STATED PROBLEM:
Repeat the whole listing exactly.

GIVEN INFORMATION:

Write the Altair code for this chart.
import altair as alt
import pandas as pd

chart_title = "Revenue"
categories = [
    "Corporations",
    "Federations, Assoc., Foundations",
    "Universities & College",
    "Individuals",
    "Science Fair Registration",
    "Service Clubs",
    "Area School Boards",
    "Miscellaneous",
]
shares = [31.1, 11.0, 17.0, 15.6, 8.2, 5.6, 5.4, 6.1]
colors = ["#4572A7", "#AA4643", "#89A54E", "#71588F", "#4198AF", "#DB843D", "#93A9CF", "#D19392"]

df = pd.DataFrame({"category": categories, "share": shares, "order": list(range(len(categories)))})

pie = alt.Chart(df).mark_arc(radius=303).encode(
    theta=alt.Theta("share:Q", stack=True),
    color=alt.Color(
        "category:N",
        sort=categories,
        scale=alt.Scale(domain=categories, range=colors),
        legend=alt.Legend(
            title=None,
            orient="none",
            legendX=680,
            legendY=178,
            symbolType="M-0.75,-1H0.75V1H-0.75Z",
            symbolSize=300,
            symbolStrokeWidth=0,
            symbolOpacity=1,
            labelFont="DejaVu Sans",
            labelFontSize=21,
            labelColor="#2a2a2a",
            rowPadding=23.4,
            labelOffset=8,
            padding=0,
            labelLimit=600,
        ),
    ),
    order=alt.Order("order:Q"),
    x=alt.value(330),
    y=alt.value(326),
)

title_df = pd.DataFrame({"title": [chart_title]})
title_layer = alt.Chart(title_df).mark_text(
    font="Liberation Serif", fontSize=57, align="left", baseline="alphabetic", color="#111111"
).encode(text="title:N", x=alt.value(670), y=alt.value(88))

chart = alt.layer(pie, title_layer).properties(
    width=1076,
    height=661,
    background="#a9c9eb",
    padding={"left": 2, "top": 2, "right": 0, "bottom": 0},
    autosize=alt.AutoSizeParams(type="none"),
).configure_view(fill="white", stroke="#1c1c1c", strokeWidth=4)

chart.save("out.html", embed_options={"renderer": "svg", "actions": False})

WRITTEN SOLUTION:
Write the Altair code for this chart.
import altair as alt
import pandas as pd

chart_title = "Revenue"
categories = [
    "Corporations",
    "Federations, Assoc., Foundations",
    "Universities & College",
    "Individuals",
    "Science Fair Registration",
    "Service Clubs",
    "Area School Boards",
    "Miscellaneous",
]
shares = [31.1, 11.0, 17.0, 15.6, 8.2, 5.6, 5.4, 6.1]
colors = ["#4572A7", "#AA4643", "#89A54E", "#71588F", "#4198AF", "#DB843D", "#93A9CF", "#D19392"]

df = pd.DataFrame({"category": categories, "share": shares, "order": list(range(len(categories)))})

pie = alt.Chart(df).mark_arc(radius=303).encode(
    theta=alt.Theta("share:Q", stack=True),
    color=alt.Color(
        "category:N",
        sort=categories,
        scale=alt.Scale(domain=categories, range=colors),
        legend=alt.Legend(
            title=None,
            orient="none",
            legendX=680,
            legendY=178,
            symbolType="M-0.75,-1H0.75V1H-0.75Z",
            symbolSize=300,
            symbolStrokeWidth=0,
            symbolOpacity=1,
            labelFont="DejaVu Sans",
            labelFontSize=21,
            labelColor="#2a2a2a",
            rowPadding=23.4,
            labelOffset=8,
            padding=0,
            labelLimit=600,
        ),
    ),
    order=alt.Order("order:Q"),
    x=alt.value(330),
    y=alt.value(326),
)

title_df = pd.DataFrame({"title": [chart_title]})
title_layer = alt.Chart(title_df).mark_text(
    font="Liberation Serif", fontSize=57, align="left", baseline="alphabetic", color="#111111"
).encode(text="title:N", x=alt.value(670), y=alt.value(88))

chart = alt.layer(pie, title_layer).properties(
    width=1076,
    height=661,
    background="#a9c9eb",
    padding={"left": 2, "top": 2, "right": 0, "bottom": 0},
    autosize=alt.AutoSizeParams(type="none"),
).configure_view(fill="white", stroke="#1c1c1c", strokeWidth=4)

chart.save("out.html", embed_options={"renderer": "svg", "actions": False})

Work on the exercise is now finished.